Regarding the difference between large and small earthquakes, using the brittle-fracture layer thickness as the criterion, small earthquakes have source scales smaller than this thickness, while large earthquakes exceed it. Deep fluid activation is proposed as a key factor in the transition from small to large ruptures. Several nucleation models are compared, including the pre-slip model, cascade-up model, rate-dependent cascade-up model, fluid-driven model migratory slow-slip model, and progressive localization model.

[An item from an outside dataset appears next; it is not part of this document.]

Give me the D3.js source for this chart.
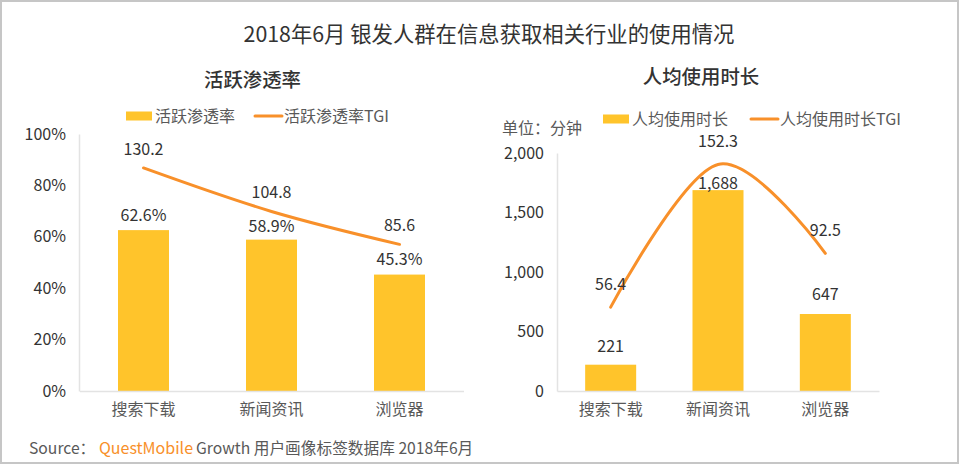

Strong earthquakes are typically accompanied by various geophysical anomalies. In the seismic wave field, Q value and vP/vS ratio anomalies can persist for months to years and extend over tens to hundreds of kilometers. In the electromagnetic field, satellite data have revealed ionospheric disturbances hours to days before major earthquakes, though challenges remain in distinguishing seismo-electromagnetic signals from non-seismic sources. In the gravity field, time-varying anomalies including gravity reversals, high-gradient zones, and four-quadrant distributions have been observed, with gravity gradient zones showing high repeatability for medium-term prediction. In the deformation field, GNSS and InSAR observations have identified precursory signals including accelerated creep and strain rate deviations.
The middle crust at depths of 15−25 km generally exhibits high-conductivity and low-velocity layers, where fluids transition from subcritical to supercritical states. The unified conclusion is that anomalies in seismic waves, electromagnetic, gravity, and deformation fields are not isolated phenomena but different manifestations of the same fluid-driven fault-valve-controlled process. The common framework of deep fluid overpressure leading to fault-valve opening, followed by crustal deformation and material migration, provides a unified explanation for all observed precursors.
Three main conclusions are drawn. First, deep fluids regulate earthquake nucleation and triggering through the fault-valve mechanism. The periodic cycling of fluid pressure between near-lithostatic and hydrostatic pressures leads to the co-evolution of fault strength, permeability, and stress state. Second, multi-geophysical field anomalies exhibit homology and staged evolution, showing a temporal sequence from long-term trend to medium-term gradient zone to short-term abrupt change. Third, different precursory parameters have different applicability scales and reliability. Gravity and GNSS deformation parameters show high repeatability and operational potential for medium-term prediction, while ULF geomagnetic and TEC anomalies remain exploratory due to strong background interference.
Research gaps include weak multi-field joint inversion models, unclear critical conditions for fluid overpressure, high false alarm rates for short-term precursors, and the need for further verification of direct correspondence between deep fluid occurrence states and geophysical anomalies. Future research should focus on constructing four-dimensional joint observation networks based on physical models, developing time-varying multi-field numerical simulation technologies, introducing statistical testing and machine learning methods, and strengthening closed-loop validation of observations, experiments, and simulations.
The key conclusion is that deep-fluid-driven multi-field coupling represents a fundamental dynamic mechanism of continental strong earthquakes. An integrated monitoring framework combining four-dimensional joint observations, physics-based modeling, and machine learning optimization is advocated to advance earthquake prediction from empirical statistics toward mechanism-driven forecasting.